Choosing discount rates and risk adjustments
Explain WACC and CAPM
You need a clear, repeatable way to price capital: WACC (weighted average cost of capital) blends equity and debt costs; CAPM (capital asset pricing model) gives a market-based cost of equity.
CAPM formula in plain terms: expected return on equity = risk-free rate + beta × market risk premium. Use a market-implied premium (or long-run historical) and a properly adjusted beta. WACC formula: equity weight × cost of equity + debt weight × after-tax cost of debt.
Here's the quick math example so you can see the mechanics - example only:
- Use risk-free = 3.5%, beta = 1.2, market premium = 5.0%
- Cost of equity = 3.5% + 1.2 × 5.0% = 9.5%
- Firm value split: equity = 60%, debt = 40%; pre-tax cost of debt = 4.0%; tax rate = 25%
- WACC = 0.6×9.5% + 0.4×4.0%×(1-0.25) = 6.9%
What this estimate hides: choice of risk-free, market premium, and whether beta is levered or unlevered moves results materially.

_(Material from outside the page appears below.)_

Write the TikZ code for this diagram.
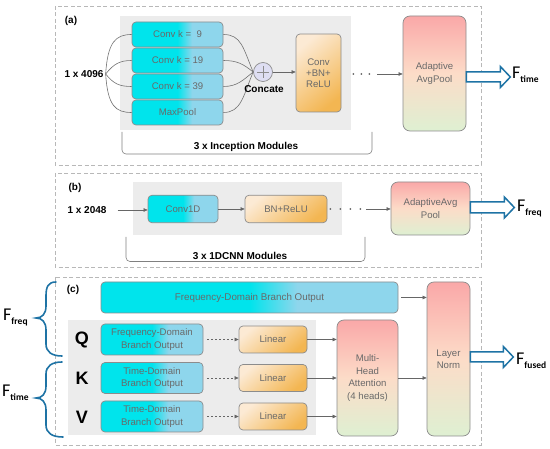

To unlever and relever beta use beta_unl = beta_levered / (1 + (1-Tc)×D/E), then re-lever for the target capital structure.
One-liner: CAPM gives the equity price, WACC blends it with debt to get a portfolio-level discount rate.
Show when to use company-level WACC vs project-specific rates
Use company-level WACC when you discount cash flows that match the risk and capital structure of the whole firm - typically consolidated free cash flow to the firm (FCFF) or valuation of the entire business unit that will follow the firm's financing mix.
- Use company WACC when the project shares the firm's systematic risk and will be financed and absorbed into the firm
- Use a project-specific discount rate when the project has a different risk profile, different financing (non‑recourse), or different currency exposure
- If risk differences are mostly diversifiable (execution risk), model scenarios or probability-weighted cash flows instead of inflating WACC
Practical steps:
- Step 1: define the cash flow being discounted (to equity or to firm)
- Step 2: check financing - will the project use corporate debt or ring-fenced funding?
- Step 3: assess systematic risk - adjust beta or use separate market premium if project faces different market risks
- Step 4: document why you chose firm WACC or project WACC and run sensitivity +/- 200 bps
One-liner: If the cash flow lives and is financed inside the company, use company WACC; if it's ring-fenced or materially different risk, build a project cost of capital.
Adjust for size, country, and specific execution risk with explicit premiums
Start with a base cost of equity from CAPM, then add explicit, documented premiums for risks that the base model doesn't capture. Keep the adjustments transparent and justified with data or comparables.
Common adjustments and how to apply them:
- Country risk: add a sovereign/default spread multiplied by equity beta (so CRP = sovereign spread × beta), or use local market ERP if available
- Size premium: add a premium for smaller firms (use published schedules like Ibbotson or Damodaran as a guide) - typically +100-500 bps depending on market cap
- Execution/project risk: prefer modeling via scenarios or probability-weighted cash flows; if you must add to discount rate, be explicit and keep it modest (e.g., +100-300 bps) and explain why
Example adjustment chain - illustrative only:
- Base CAPM cost of equity = 9.5%
- Sovereign spread = 3.0%, apply: 3.0% × beta 1.2 = 3.6% added
- Size premium = 2.0% added
- Explicit execution premium = 3.0% (only if you can't capture via scenarios)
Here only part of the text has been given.